Work to be completed: Return the whole listing, line for line, without the pictures in it.

--- start ---

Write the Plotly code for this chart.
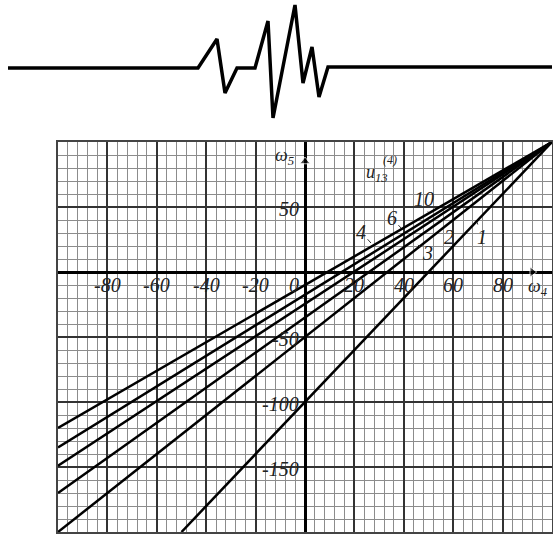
import plotly.graph_objects as go

# ---- data ----
line_labels = ["1", "2", "3", "4", "6", "10"]
w4_start = [-50, -100, -100, -100, -100, -100]
w5_start = [-200, -200, -170, -149, -135, -120]
w4_end = [100, 100, 100, 100, 100, 100]
w5_end = [100, 100, 100, 100, 100, 100]

# label text positions and leader end points (data units)
lab_x = [71.7, 58.3, 49.5, 22.7, 35.2, 48.2]
lab_y = [26.9, 26.9, 14.4, 30.8, 41.5, 56.2]
lead_x = [69.6, None, 45.7, 26.7, 38.9, 49.8]
lead_y = [38.5, None, 20.8, 22.3, 33.8, 46.2]

x_tick_vals = [-80, -60, -40, -20, 0, 20, 40, 60, 80]
y_tick_vals = [50, -50, -100, -150]

# axis arrow tips
arrow_x = [0, 92]
arrow_y = [85, 0]
arrow_sym = ["triangle-up", "triangle-right"]

# decorative seismic trace (pixel units of the header strip)
sig_x = [8, 198, 217, 225, 237, 255, 268, 273, 295, 303, 312, 319, 328, 553]
sig_y = [68, 68, 39, 93, 68, 68, 21, 118, 5, 83, 47, 97, 67, 67]

W, H = 553, 535
ML, MR, MT, MB = 0, 1, 0, 3
PW, PH = W - ML - MR, H - MT - MB

fig = go.Figure()

for i, lab in enumerate(line_labels):
    fig.add_trace(go.Scatter(
        x=[w4_start[i], w4_end[i]], y=[w5_start[i], w5_end[i]],
        mode="lines", line=dict(color="black", width=2.5),
        hoverinfo="skip", showlegend=False, xaxis="x", yaxis="y"))

fig.add_trace(go.Scatter(
    x=arrow_x, y=arrow_y, mode="markers",
    marker=dict(symbol=arrow_sym, size=[9, 9], color="black"),
    hoverinfo="skip", showlegend=False, xaxis="x", yaxis="y", cliponaxis=False))

fig.add_trace(go.Scatter(
    x=sig_x, y=sig_y, mode="lines",
    line=dict(color="black", width=3.5),
    hoverinfo="skip", showlegend=False, xaxis="x2", yaxis="y2"))

FONT = "Liberation Serif"
TXT = "#222222"
ann = []
for v in x_tick_vals:
    ann.append(dict(x=v, y=0, xref="x", yref="y", text=f"<i>{v}</i>",
                    showarrow=False, xanchor="center", yanchor="middle",
                    xshift=-11 if v == 0 else 0, yshift=-13,
                    font=dict(family=FONT, size=20, color=TXT)))
for v in y_tick_vals:
    ann.append(dict(x=0, y=v, xref="x", yref="y", text=f"<i>{v}</i>",
                    showarrow=False, xanchor="right", yanchor="middle",
                    xshift=-4, yshift=-2,
                    font=dict(family=FONT, size=20, color=TXT)))

for i, lab in enumerate(line_labels):
    if lead_x[i] is None:
        ann.append(dict(x=lab_x[i], y=lab_y[i], xref="x", yref="y",
                        text=f"<i>{lab}</i>", showarrow=False,
                        font=dict(family=FONT, size=20, color=TXT)))
    else:
        ann.append(dict(x=lead_x[i], y=lead_y[i], xref="x", yref="y",
                        ax=lab_x[i], ay=lab_y[i], axref="x", ayref="y",
                        text=f"<i>{lab}</i>", showarrow=True, arrowhead=0,
                        arrowwidth=1, arrowcolor="#333", standoff=0,
                        font=dict(family=FONT, size=20, color=TXT)))

# axis names
ann.append(dict(x=-8.5, y=88.5, xref="x", yref="y", text="<i>ω<sub>5</sub></i>",
                showarrow=False, font=dict(family=FONT, size=18, color=TXT)))
ann.append(dict(x=94.5, y=-12, xref="x", yref="y", text="<i>ω<sub>4</sub></i>",
                showarrow=False, font=dict(family=FONT, size=18, color=TXT)))
ann.append(dict(x=29, y=76, xref="x", yref="y", text="<i>u<sub>13</sub></i>",
                showarrow=False, font=dict(family=FONT, size=18, color=TXT)))
ann.append(dict(x=34.5, y=86, xref="x", yref="y", text="<i>(4)</i>",
                showarrow=False, font=dict(family=FONT, size=12, color=TXT)))

fig.update_layout(
    width=W, height=H,
    margin=dict(l=ML, r=MR, t=MT, b=MB),
    paper_bgcolor="white", plot_bgcolor="white",
    showlegend=False,
    annotations=ann,
    xaxis=dict(domain=[58 / PW, 1], range=[-100, 100], tickmode="linear",
               tick0=0, dtick=20, showticklabels=False, ticks="",
               showgrid=True, gridcolor="#333333", gridwidth=1.5,
               minor=dict(tickmode="linear", tick0=0, dtick=4, showgrid=True,
                          gridcolor="#8c8c8c", gridwidth=1, ticks=""),
               zeroline=True, zerolinecolor="black", zerolinewidth=3,
               showline=True, mirror=True, linecolor="#444444", linewidth=2,
               fixedrange=True, anchor="y"),
    yaxis=dict(domain=[0, 390 / PH], range=[-200, 100], tickmode="linear",
               tick0=0, dtick=50, showticklabels=False, ticks="",
               showgrid=True, gridcolor="#333333", gridwidth=1.5,
               minor=dict(tickmode="linear", tick0=0, dtick=10, showgrid=True,
                          gridcolor="#8c8c8c", gridwidth=1, ticks=""),
               zeroline=True, zerolinecolor="black", zerolinewidth=3,
               showline=True, mirror=True, linecolor="#444444", linewidth=2,
               fixedrange=True, anchor="x"),
    xaxis2=dict(domain=[0, 1], range=[0, PW], visible=False, fixedrange=True,
                anchor="y2"),
    yaxis2=dict(domain=[(PH - 125) / PH, 1], range=[125, 0], visible=False,
                fixedrange=True, anchor="x2"),
)

fig.write_html("out.html", config={"displayModeBar": False},
               post_script="document.body.style.margin='0';document.body.style.overflow='hidden';")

--- end ---

Answer to the task:
Write the Plotly code for this chart.
import plotly.graph_objects as go

# ---- data ----
line_labels = ["1", "2", "3", "4", "6", "10"]
w4_start = [-50, -100, -100, -100, -100, -100]
w5_start = [-200, -200, -170, -149, -135, -120]
w4_end = [100, 100, 100, 100, 100, 100]
w5_end = [100, 100, 100, 100, 100, 100]

# label text positions and leader end points (data units)
lab_x = [71.7, 58.3, 49.5, 22.7, 35.2, 48.2]
lab_y = [26.9, 26.9, 14.4, 30.8, 41.5, 56.2]
lead_x = [69.6, None, 45.7, 26.7, 38.9, 49.8]
lead_y = [38.5, None, 20.8, 22.3, 33.8, 46.2]

x_tick_vals = [-80, -60, -40, -20, 0, 20, 40, 60, 80]
y_tick_vals = [50, -50, -100, -150]

# axis arrow tips
arrow_x = [0, 92]
arrow_y = [85, 0]
arrow_sym = ["triangle-up", "triangle-right"]

# decorative seismic trace (pixel units of the header strip)
sig_x = [8, 198, 217, 225, 237, 255, 268, 273, 295, 303, 312, 319, 328, 553]
sig_y = [68, 68, 39, 93, 68, 68, 21, 118, 5, 83, 47, 97, 67, 67]

W, H = 553, 535
ML, MR, MT, MB = 0, 1, 0, 3
PW, PH = W - ML - MR, H - MT - MB

fig = go.Figure()

for i, lab in enumerate(line_labels):
    fig.add_trace(go.Scatter(
        x=[w4_start[i], w4_end[i]], y=[w5_start[i], w5_end[i]],
        mode="lines", line=dict(color="black", width=2.5),
        hoverinfo="skip", showlegend=False, xaxis="x", yaxis="y"))

fig.add_trace(go.Scatter(
    x=arrow_x, y=arrow_y, mode="markers",
    marker=dict(symbol=arrow_sym, size=[9, 9], color="black"),
    hoverinfo="skip", showlegend=False, xaxis="x", yaxis="y", cliponaxis=False))

fig.add_trace(go.Scatter(
    x=sig_x, y=sig_y, mode="lines",
    line=dict(color="black", width=3.5),
    hoverinfo="skip", showlegend=False, xaxis="x2", yaxis="y2"))

FONT = "Liberation Serif"
TXT = "#222222"
ann = []
for v in x_tick_vals:
    ann.append(dict(x=v, y=0, xref="x", yref="y", text=f"<i>{v}</i>",
                    showarrow=False, xanchor="center", yanchor="middle",
                    xshift=-11 if v == 0 else 0, yshift=-13,
                    font=dict(family=FONT, size=20, color=TXT)))
for v in y_tick_vals:
    ann.append(dict(x=0, y=v, xref="x", yref="y", text=f"<i>{v}</i>",
                    showarrow=False, xanchor="right", yanchor="middle",
                    xshift=-4, yshift=-2,
                    font=dict(family=FONT, size=20, color=TXT)))

for i, lab in enumerate(line_labels):
    if lead_x[i] is None:
        ann.append(dict(x=lab_x[i], y=lab_y[i], xref="x", yref="y",
                        text=f"<i>{lab}</i>", showarrow=False,
                        font=dict(family=FONT, size=20, color=TXT)))
    else:
        ann.append(dict(x=lead_x[i], y=lead_y[i], xref="x", yref="y",
                        ax=lab_x[i], ay=lab_y[i], axref="x", ayref="y",
                        text=f"<i>{lab}</i>", showarrow=True, arrowhead=0,
                        arrowwidth=1, arrowcolor="#333", standoff=0,
                        font=dict(family=FONT, size=20, color=TXT)))

# axis names
ann.append(dict(x=-8.5, y=88.5, xref="x", yref="y", text="<i>ω<sub>5</sub></i>",
                showarrow=False, font=dict(family=FONT, size=18, color=TXT)))
ann.append(dict(x=94.5, y=-12, xref="x", yref="y", text="<i>ω<sub>4</sub></i>",
                showarrow=False, font=dict(family=FONT, size=18, color=TXT)))
ann.append(dict(x=29, y=76, xref="x", yref="y", text="<i>u<sub>13</sub></i>",
                showarrow=False, font=dict(family=FONT, size=18, color=TXT)))
ann.append(dict(x=34.5, y=86, xref="x", yref="y", text="<i>(4)</i>",
                showarrow=False, font=dict(family=FONT, size=12, color=TXT)))

fig.update_layout(
    width=W, height=H,
    margin=dict(l=ML, r=MR, t=MT, b=MB),
    paper_bgcolor="white", plot_bgcolor="white",
    showlegend=False,
    annotations=ann,
    xaxis=dict(domain=[58 / PW, 1], range=[-100, 100], tickmode="linear",
               tick0=0, dtick=20, showticklabels=False, ticks="",
               showgrid=True, gridcolor="#333333", gridwidth=1.5,
               minor=dict(tickmode="linear", tick0=0, dtick=4, showgrid=True,
                          gridcolor="#8c8c8c", gridwidth=1, ticks=""),
               zeroline=True, zerolinecolor="black", zerolinewidth=3,
               showline=True, mirror=True, linecolor="#444444", linewidth=2,
               fixedrange=True, anchor="y"),
    yaxis=dict(domain=[0, 390 / PH], range=[-200, 100], tickmode="linear",
               tick0=0, dtick=50, showticklabels=False, ticks="",
               showgrid=True, gridcolor="#333333", gridwidth=1.5,
               minor=dict(tickmode="linear", tick0=0, dtick=10, showgrid=True,
                          gridcolor="#8c8c8c", gridwidth=1, ticks=""),
               zeroline=True, zerolinecolor="black", zerolinewidth=3,
               showline=True, mirror=True, linecolor="#444444", linewidth=2,
               fixedrange=True, anchor="x"),
    xaxis2=dict(domain=[0, 1], range=[0, PW], visible=False, fixedrange=True,
                anchor="y2"),
    yaxis2=dict(domain=[(PH - 125) / PH, 1], range=[125, 0], visible=False,
                fixedrange=True, anchor="x2"),
)

fig.write_html("out.html", config={"displayModeBar": False},
               post_script="document.body.style.margin='0';document.body.style.overflow='hidden';")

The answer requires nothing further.